A small manufacturing firm produces and sells a product in a market where output prices are uncertain. The owner of the firm wishes to make a short run production decision that will maximize her expected utility, defined by

\(\mathrm{E}(U(\pi))=\mathrm{E}(\pi)-\alpha[\operatorname{var}(\pi)]\)

where \(U\) is utility, \(\pi=P q-c(q)\) is profit, \(\mathrm{q}\) is measured in 1,000 's of units, \(P\) is the uncertain price received for a unit of the product, the cost function is defined by \(c(q)=.5 q\) \(+.1 q^{2}, \alpha \geq 0\), is a "risk aversion" parameter, and the probability density function of the uncertain output price is given by

\(f(p)=.5 e^{-.5 p} I_{[0, \infty)}(p)\)

(a) If the owner were risk neutral, i.e., \(\alpha=0\), find the level of production that maximizes expected utility.
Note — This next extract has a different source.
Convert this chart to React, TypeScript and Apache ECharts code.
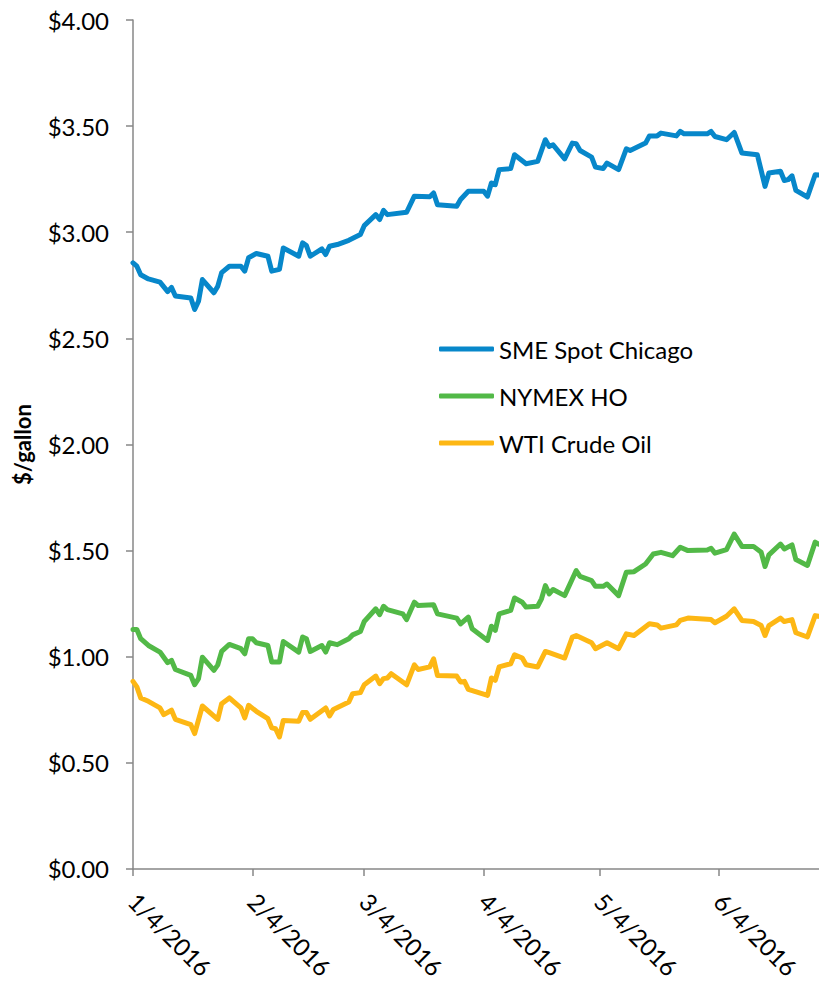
import React, { useEffect, useRef } from "react";
import * as echarts from "echarts";

const tickDates = ["01-04", "02-04", "03-04", "04-04", "05-04", "06-04"];
const axisStart = "01-04";
const axisEnd = "06-30";

const smeDates = ["01-04","01-05","01-06","01-08","01-11","01-13","01-14","01-15","01-19","01-20","01-21","01-22","01-25","01-26","01-27","01-29","02-01","02-02","02-03","02-05","02-08","02-09","02-11","02-12","02-16","02-17","02-18","02-19","02-22","02-23","02-24","02-26","02-29","03-03","03-04","03-07","03-08","03-09","03-10","03-15","03-17","03-21","03-22","03-23","03-28","03-29","03-31","04-01","04-04","04-05","04-06","04-07","04-08","04-11","04-12","04-15","04-18","04-20","04-21","04-22","04-25","04-27","04-28","04-29","05-02","05-03","05-05","05-06","05-09","05-11","05-12","05-16","05-17","05-19","05-20","05-24","05-25","05-26","06-01","06-02","06-03","06-06","06-08","06-10","06-14","06-16","06-17","06-20","06-21","06-22","06-23","06-24","06-27","06-29","06-30"];
const smeValues = [2.856,2.84,2.80,2.78,2.765,2.72,2.74,2.70,2.69,2.636,2.675,2.777,2.715,2.746,2.81,2.84,2.84,2.817,2.88,2.90,2.887,2.817,2.825,2.926,2.887,2.95,2.937,2.887,2.922,2.895,2.934,2.942,2.962,2.989,3.031,3.083,3.06,3.103,3.083,3.094,3.17,3.167,3.185,3.13,3.122,3.154,3.193,3.193,3.193,3.17,3.232,3.224,3.295,3.30,3.365,3.323,3.334,3.436,3.404,3.412,3.346,3.42,3.417,3.385,3.354,3.307,3.30,3.326,3.295,3.393,3.385,3.42,3.454,3.454,3.467,3.454,3.475,3.464,3.464,3.475,3.451,3.436,3.47,3.373,3.365,3.216,3.279,3.287,3.244,3.248,3.266,3.197,3.166,3.271,3.27];

const hoDates = ["01-04","01-05","01-06","01-08","01-11","01-13","01-14","01-15","01-19","01-20","01-21","01-22","01-25","01-26","01-27","01-29","02-01","02-02","02-03","02-04","02-05","02-08","02-09","02-11","02-12","02-16","02-17","02-18","02-19","02-22","02-23","02-24","02-26","02-29","03-01","03-03","03-04","03-07","03-08","03-09","03-10","03-14","03-15","03-17","03-18","03-22","03-23","03-28","03-29","03-31","04-01","04-05","04-06","04-07","04-08","04-11","04-12","04-14","04-15","04-18","04-19","04-20","04-21","04-22","04-25","04-28","04-29","05-02","05-03","05-05","05-06","05-09","05-11","05-13","05-16","05-18","05-20","05-23","05-25","05-27","06-01","06-02","06-03","06-06","06-08","06-10","06-13","06-15","06-16","06-17","06-20","06-21","06-23","06-24","06-27","06-29","06-30"];
const hoValues = [1.128,1.128,1.085,1.053,1.022,0.972,0.983,0.94,0.912,0.868,0.897,0.998,0.936,0.962,1.025,1.058,1.038,1.014,1.085,1.085,1.066,1.053,0.975,0.975,1.072,1.022,1.093,1.085,1.025,1.053,1.022,1.066,1.057,1.085,1.103,1.119,1.166,1.226,1.198,1.238,1.222,1.202,1.175,1.257,1.241,1.245,1.202,1.182,1.155,1.187,1.132,1.077,1.144,1.124,1.202,1.218,1.277,1.257,1.234,1.238,1.273,1.335,1.296,1.317,1.288,1.406,1.379,1.359,1.332,1.332,1.343,1.288,1.398,1.401,1.437,1.484,1.492,1.476,1.516,1.50,1.503,1.511,1.488,1.505,1.578,1.52,1.52,1.492,1.425,1.48,1.531,1.508,1.527,1.458,1.43,1.54,1.53];

const wtiDates = ["01-04","01-05","01-06","01-08","01-11","01-12","01-14","01-15","01-19","01-20","01-22","01-26","01-27","01-29","02-01","02-02","02-03","02-05","02-08","02-09","02-10","02-11","02-12","02-16","02-17","02-18","02-19","02-23","02-24","02-25","02-29","03-01","03-03","03-04","03-07","03-08","03-09","03-10","03-11","03-15","03-17","03-18","03-21","03-22","03-23","03-28","03-29","03-30","03-31","04-05","04-06","04-07","04-08","04-11","04-12","04-14","04-15","04-18","04-20","04-21","04-25","04-27","04-28","05-02","05-03","05-06","05-09","05-11","05-13","05-17","05-19","05-20","05-24","05-25","05-27","06-02","06-03","06-06","06-08","06-10","06-13","06-15","06-16","06-17","06-20","06-21","06-23","06-24","06-27","06-29","06-30"];
const wtiValues = [0.884,0.858,0.806,0.79,0.759,0.727,0.748,0.705,0.68,0.638,0.768,0.705,0.779,0.806,0.759,0.712,0.771,0.743,0.708,0.665,0.661,0.622,0.70,0.696,0.737,0.737,0.705,0.759,0.721,0.752,0.787,0.826,0.831,0.868,0.909,0.873,0.897,0.90,0.92,0.868,0.962,0.94,0.952,0.99,0.912,0.909,0.881,0.884,0.846,0.818,0.90,0.889,0.952,0.967,1.009,0.994,0.962,0.952,1.025,1.019,0.994,1.093,1.10,1.066,1.038,1.066,1.038,1.108,1.10,1.155,1.15,1.135,1.15,1.171,1.182,1.175,1.16,1.191,1.226,1.171,1.166,1.147,1.10,1.147,1.182,1.166,1.175,1.113,1.093,1.194,1.19];

const seriesNames = ["SME Spot Chicago", "NYMEX HO", "WTI Crude Oil"];
const seriesColors = ["#0787CA", "#52B947", "#FDB714"];

const FONT = "Lato, 'Open Sans', sans-serif";

function ts(md: string): number {
  const [m, d] = md.split("-").map(Number);
  return Date.UTC(2016, m - 1, d);
}

function pairs(dates: string[], values: number[]) {
  return dates.map((d, i) => [ts(d), values[i]]);
}

export default function App() {
  const ref = useRef<HTMLDivElement>(null);
  useEffect(() => {
    if (!ref.current) return;
    const chart = echarts.init(ref.current, undefined, { renderer: "svg" });
    const all = [
      pairs(smeDates, smeValues),
      pairs(hoDates, hoValues),
      pairs(wtiDates, wtiValues),
    ];
    chart.setOption({
      animation: false,
      backgroundColor: "#ffffff",
      grid: { left: 133, top: 20, right: 0, bottom: 111, containLabel: false },
      legend: {
        orient: "vertical",
        left: 434,
        top: 332,
        itemWidth: 55,
        itemHeight: 5,
        itemGap: 23,
        icon: "roundRect",
        data: seriesNames,
        textStyle: { fontFamily: FONT, fontSize: 24, color: "#000" },
      },
      xAxis: {
        type: "value",
        min: ts(axisStart),
        max: ts(axisEnd),
        splitLine: { show: false },
        axisLine: { show: true, onZero: false, lineStyle: { color: "#878787", width: 1.5 } },
        axisTick: {
          show: true,
          length: 7,
          customValues: tickDates.map(ts),
          lineStyle: { color: "#878787", width: 1.5 },
        },
        axisLabel: {
          customValues: tickDates.map(ts),
          rotate: -45,
          margin: 28,
          fontFamily: FONT,
          fontSize: 24,
          color: "#000",
          formatter: (v: number) => {
            const dt = new Date(v);
            return `${dt.getUTCMonth() + 1}/${dt.getUTCDate()}/${dt.getUTCFullYear()}`;
          },
        },
      },
      yAxis: {
        type: "value",
        min: 0,
        max: 4,
        interval: 0.5,
        name: "$/gallon",
        nameLocation: "middle",
        nameRotate: 90,
        nameGap: 100,
        nameTextStyle: { fontFamily: FONT, fontSize: 22, fontWeight: "bold", color: "#000" },
        splitLine: { show: false },
        axisLine: { show: true, lineStyle: { color: "#878787", width: 1.5 } },
        axisTick: { show: true, length: 7, lineStyle: { color: "#878787", width: 1.5 } },
        axisLabel: {
          margin: 24,
          fontFamily: FONT,
          fontSize: 24,
          color: "#000",
          formatter: (v: number) => "$" + v.toFixed(2),
        },
      },
      series: seriesNames.map((name, i) => ({
        name,
        type: "line",
        data: all[i],
        showSymbol: false,
        symbol: "none",
        color: seriesColors[i],
        lineStyle: { width: 5, color: seriesColors[i], join: "round", cap: "round" },
      })),
    });
    return () => chart.dispose();
  }, []);
  return (
    <div
      ref={ref}
      style={{ position: "fixed", left: 0, top: 0, width: 819, height: 982 }}
    />
  );
}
(b) Now consider the case where the owner is risk averse, i.e., \(\alpha>0\). Graph the relationship between the optimal level of output and the level of risk aversion (i.e., the level of \(\alpha\) ). How large does \(\alpha\) have to be for optimal \(q=5\) ?

(c) Assume that \(\alpha=.1\). Suppose that the government were to guarantee a price to the owner. What guaranteed level of price would induce the owner to produce the same level of output as in the case where price was uncertain?